Mais ça n’est pas une surprise : en réunion à Orléans, au sujet de l’artificialisation des sols, J-P Gorges a osé dire que les objectifs 2050 lui importaient peu du haut de ses 70 ans !

Enfin, comment peut-on dire à l’un de ses semblables et concitoyens que l’on ne partage pas le même avenir ? Nous serons tous, collectivement, concernés, touchés, affectés, par les mêmes sécheresses, les mêmes canicules, les mêmes tempêtes et les mêmes pénuries. Nous devons tous affronter ces évènements et construire un futur vivable SOLIDAIREMENT.

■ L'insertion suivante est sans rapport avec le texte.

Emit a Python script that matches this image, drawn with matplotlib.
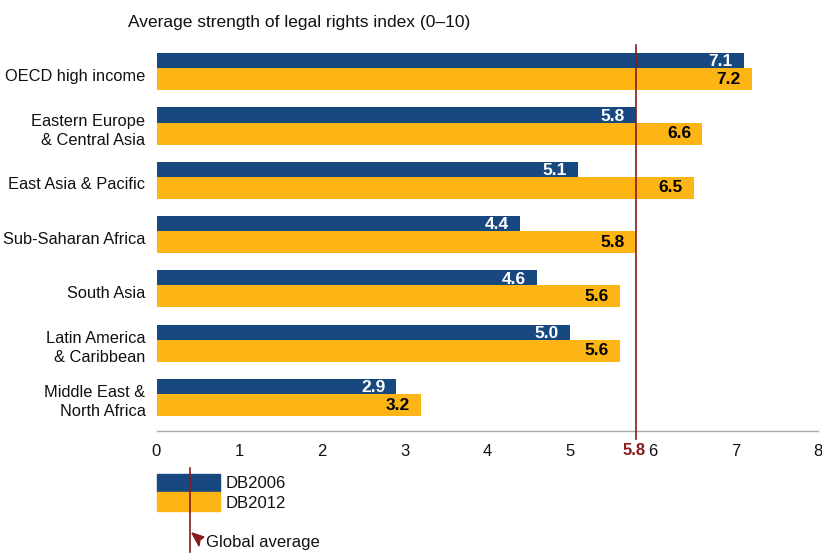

Vers une heure du matin, la séance se prolonge à cause de notre vœu pour la réouverture du Rigeard après mise en sécurité, pré-études et installations provisoires (yourtes ?) afin que notre jeunesse retrouve un cadre naturel pour ses temps de détente et de découverte. Il nous est répondu qu’évidemment l’équipe municipale travaille à un projet ambitieux et d’envergure, on parle même d’y installer le défunt Muséum d’histoire naturelle, sauf que :

Aucun crédit n’est programmé de 2024 à 2026, Mme Dutartre nous vante les mérites du système alternatif d’accueil mis en place en urgence l’été dernier dans certaines écoles primaires. Puisqu’on nous bien dit que la politique se lisait dans un budget, tout cela ressemble donc bien à un enterrement de première classe.

Pour finir le maire nous rappelle avec gourmandise et fierté que c’est lui qui a ouvert le site aux enfants en 2003 ! Zut, encore un mensonge : c’est au début des années 1990, à la suite du Foyer d’accueil chartrain (FAC), que le site a commencé à être utilisé pour l’accueil de loisirs…

Il est déjà une heure et demie : au lit pour tenter d’y rêver un avenir commun et solidaire.